Online really injured the arcade scene alongside the general dumbing down of gameplay. A lot of arcade series' have moved to online e.g. Street fighter V, KI etc.

Arcades still thrive in worldwide markets. They are one of the reasons Tekken is so popular. Overall, I think arcade game design should still be the gold standard, as many developers seem to forget that they are developing a game and not something else when they make some of these cinematic and/or AAA budget games in general.

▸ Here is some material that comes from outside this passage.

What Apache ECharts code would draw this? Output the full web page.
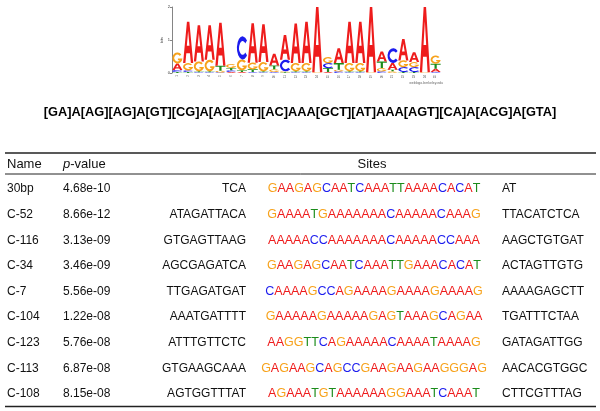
<!DOCTYPE html>
<html><head><meta charset="utf-8">
<script src="https://cdn.jsdelivr.net/npm/echarts@6/dist/echarts.min.js"></script>
<style>html,body{margin:0;padding:0;background:#fff}#c{width:600px;height:411px}</style>
</head><body><div id="c"></div>
<script>
// ---------- DATA ----------
const positions = ['1','2','3','4','5','6','7','8','9','10','11','12','13','14','15','16','17','18','19','20','21','22','23','24','25'];
const bitsA = [0.20,1.25,1.10,1.05,1.30,0.03,0.03,1.20,1.15,0.35,0.75,1.20,1.25,1.98,0.03,0.45,1.25,1.25,1.98,0.30,0.20,0.65,0.30,1.98,0.10];
const bitsC = [0.06,0.05,0.02,0.02,0.02,0.05,0.70,0.03,0.02,0.03,0.35,0.02,0.02,0.00,0.15,0.05,0.02,0.02,0.00,0.05,0.45,0.15,0.15,0.00,0.03];
const bitsG = [0.33,0.22,0.30,0.35,0.05,0.12,0.33,0.20,0.28,0.08,0.03,0.25,0.25,0.02,0.18,0.05,0.25,0.25,0.02,0.10,0.05,0.20,0.15,0.02,0.25];
const bitsT = [0.03,0.03,0.03,0.03,0.15,0.07,0.05,0.08,0.03,0.12,0.02,0.03,0.03,0.00,0.12,0.20,0.03,0.03,0.00,0.20,0.05,0.03,0.03,0.00,0.15];
const bitTicks = [0,1,2];
const consensus = '[GA]A[AG][AG]A[GT][CG]A[AG][AT][AC]AAA[GCT][AT]AAA[AGT][CA]A[ACG]A[GTA]';
const headers = ['Name','p-value','Sites'];
const names = ['30bp','C-52','C-116','C-34','C-7','C-104','C-123','C-113','C-108'];
const pvalues = ['4.68e-10','8.66e-12','3.13e-09','3.46e-09','5.56e-09','1.22e-08','5.76e-08','6.87e-08','8.15e-08'];
const leftFlanks = ['TCA','ATAGATTACA','GTGAGTTAAG','AGCGAGATCA','TTGAGATGAT','AAATGATTTT','ATTTGTTCTC','GTGAAGCAAA','AGTGGTTTAT'];
const sites = ['GAAGAGCAATCAAATTAAAACACAT','GAAAATGAAAAAAACAAAAACAAAG','AAAAACCAAAAAAACAAAAACCAAA','GAAGAGCAATCAAATTGAAACACAT','CAAAAGCCAGAAAAGAAAAGAAAAG','GAAAAAGAAAAAGAGTAAAGCAGAA','AAGGTTCAGAAAAACAAAATAAAAG','GAGAAGCAGCCGAAGAAGAAGGGAG','AGAAATGTAAAAAAGGAAATCAAAT'];
const rightFlanks = ['AT','TTACATCTCA','AAGCTGTGAT','ACTAGTTGTG','AAAAGAGCTT','TGATTTCTAA','GATAGATTGG','AACACGTGGC','CTTCGTTTAG'];

// ---------- STYLE ----------
const FONT = '"Liberation Sans", Arial, Helvetica, sans-serif';
const letters = ['A','C','G','T'];
const letterColors = {A:'#ee1c1c', C:'#1c1cee', G:'#f7a21b', T:'#1b8c1b'};
const glyphs = {
  A:'M0,100 L38,0 L62,0 L100,100 L77,100 L68,76 L32,76 L23,100 Z M37,58 L63,58 L50,22 Z',
  C:'M88.3,17.9 A50,50 0 1 0 88.3,82.1 L73,69.3 A30,30 0 1 1 73,30.7 Z',
  G:'M88.3,17.9 A50,50 0 1 0 99.7,55 L55,55 L55,70 L72.4,70 A30,30 0 1 1 73,30.7 Z',
  T:'M0,0 L100,0 L100,20 L61,20 L61,100 L39,100 L39,20 L0,20 Z'
};

// build stacks: smallest at bottom, largest on top
const bitsBy = {A:bitsA, C:bitsC, G:bitsG, T:bitsT};
const logoData = [];
positions.forEach((p, i) => {
  const arr = letters.map(l => ({l, h: bitsBy[l][i]})).sort((a,b) => a.h - b.h);
  let acc = 0;
  arr.forEach(o => {
    if (o.h > 0) logoData.push([i, acc, acc + o.h, letters.indexOf(o.l)]);
    acc += o.h;
  });
});

const siteRich = {};
letters.forEach(l => { siteRich[l] = {fill: letterColors[l], color: letterColors[l], fontSize: 12.5, fontFamily: FONT}; });
function richSite(s){ return s.split('').map(ch => '{' + ch + '|' + ch + '}').join(''); }

function txt(x, y, text, align, size){
  return {type:'text', x:x, y:y, style:{text:text, fill:'#111', fontSize:size||12, fontFamily:FONT, textAlign:align, textVerticalAlign:'middle'}};
}

const chart = echarts.init(document.getElementById('c'), null, {renderer:'canvas'});
chart.setOption({
  animation:false,
  backgroundColor:'#fff',
  grid:[
    {left:172, top:7, width:269, height:66, containLabel:false},
    {left:0, right:0, top:176.2, height:230.4, containLabel:false}
  ],
  xAxis:[
    {gridIndex:0, type:'category', data:positions, boundaryGap:true,
     axisLine:{show:false}, axisTick:{show:false}, splitLine:{show:false},
     axisLabel:{fontSize:3, color:'#555', rotate:90, margin:2, interval:0}},
    {gridIndex:1, type:'value', min:0, max:600, show:false}
  ],
  yAxis:[
    {gridIndex:0, type:'value', min:0, max:2, interval:1, splitLine:{show:false},
     axisLine:{show:true, lineStyle:{color:'#333', width:0.6}},
     axisTick:{show:true, length:2, lineStyle:{color:'#333', width:0.6}},
     axisLabel:{fontSize:4, color:'#333', margin:2},
     name:'bits', nameLocation:'middle', nameGap:6, nameRotate:90,
     nameTextStyle:{fontSize:4, color:'#333'}},
    {gridIndex:1, type:'category', data:names, inverse:true, show:false}
  ],
  series:[
    {type:'custom', xAxisIndex:0, yAxisIndex:0, data:logoData, encode:{x:0, y:[1,2]},
     renderItem:function(params, api){
       const pos = api.value(0), y0 = api.value(1), y1 = api.value(2), li = api.value(3);
       const p0 = api.coord([pos, y0]), p1 = api.coord([pos, y1]);
       const bw = api.size([1, 0])[0] * 0.94;
       const h = p0[1] - p1[1];
       if (h < 0.4) return null;
       const L = letters[li];
       return {type:'path',
         shape:{pathData:glyphs[L], x:p0[0] - bw/2, y:p1[1], width:bw, height:h, layout:'cover'},
         style:{fill:letterColors[L]}};
     }},
    {type:'custom', xAxisIndex:1, yAxisIndex:1, data:names.map((n,i)=>[0,i]),
     renderItem:function(params, api){
       const i = params.dataIndex;
       const y = api.coord([0, i])[1];
       const X = v => api.coord([v, i])[0];
       return {type:'group', children:[
         txt(X(7), y, names[i], 'left'),
         txt(X(63), y, pvalues[i], 'left'),
         txt(X(246), y, leftFlanks[i], 'right'),
         {type:'text', x:X(374), y:y, style:{text:richSite(sites[i]), rich:siteRich, fill:'#111', fontSize:12.5, fontFamily:FONT, textAlign:'center', textVerticalAlign:'middle'}},
         txt(X(502), y, rightFlanks[i], 'left')
       ]};
     }}
  ],
  graphic:[
    {type:'text', x:300, y:112, style:{text:consensus, fill:'#000', fontSize:12.8, fontWeight:'bold', fontFamily:FONT, textAlign:'center', textVerticalAlign:'middle'}},
    {type:'text', x:443, y:83, style:{text:'weblogo.berkeley.edu', fill:'#666', fontSize:3.5, fontFamily:FONT, textAlign:'right', textVerticalAlign:'middle'}},
    {type:'line', shape:{x1:5, y1:153, x2:596, y2:153}, style:{stroke:'#222', lineWidth:1.6}},
    {type:'line', shape:{x1:5, y1:174, x2:596, y2:174}, style:{stroke:'#222', lineWidth:1}},
    {type:'line', shape:{x1:5, y1:406.5, x2:596, y2:406.5}, style:{stroke:'#222', lineWidth:1.6}},
    {type:'text', x:7, y:164.5, style:{text:headers[0], fill:'#111', fontSize:13, fontFamily:FONT, textAlign:'left', textVerticalAlign:'middle'}},
    {type:'text', x:63, y:164.5, style:{text:'{i|p}-value', rich:{i:{fontStyle:'italic', fontSize:13, fontFamily:FONT, fill:'#111'}}, fill:'#111', fontSize:13, fontFamily:FONT, textAlign:'left', textVerticalAlign:'middle'}},
    {type:'text', x:372, y:164.5, style:{text:headers[2], fill:'#111', fontSize:13, fontFamily:FONT, textAlign:'center', textVerticalAlign:'middle'}}
  ]
});
</script></body></html>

Home gaming has always had different genres to cater much longer single player experiences (final fantasy, zelda, fallout... whatever), cinematic are just a natural evolution for single player games that would be played at home at our own leisure. Unless you were talking about vs. matches or fighting games, single player arcade games were originally designed to basically just take your quarters. (i.e. the game was really only a 1 hour experience at most, but it included insane difficulty spikes to keep you feeding it quarters for "continues"). They weren't going to have "cinematics" because there was no time for that shit, they wanted players to "die" within minutes - to insert a quarter to continue - or move on to the next player inserting a quarter to start from the beginning. Is that what we really want?

I don't think lack of arcades has damaged the quality of gaming much at all. It's just that the developers looking for "quarters" have moved over to micro transactions and the mobile gaming side and away from arcade development. Mobile is a far larger market than "arcades" ever were. I guess we could say the fighting and beat 'em up genres aren't quite as diverse and deep as they were in the arcade heyday, but they are still fairly represented with some of the old franchises still kicking around - at least in terms of fighting games. 2D beat'em ups are mostly dead, but then 3D beat'em up's are thriving. Yes, many of them don't give us the difficulty options of the past, but that is more of a choice developers are making rather than having to do with lack of arcades.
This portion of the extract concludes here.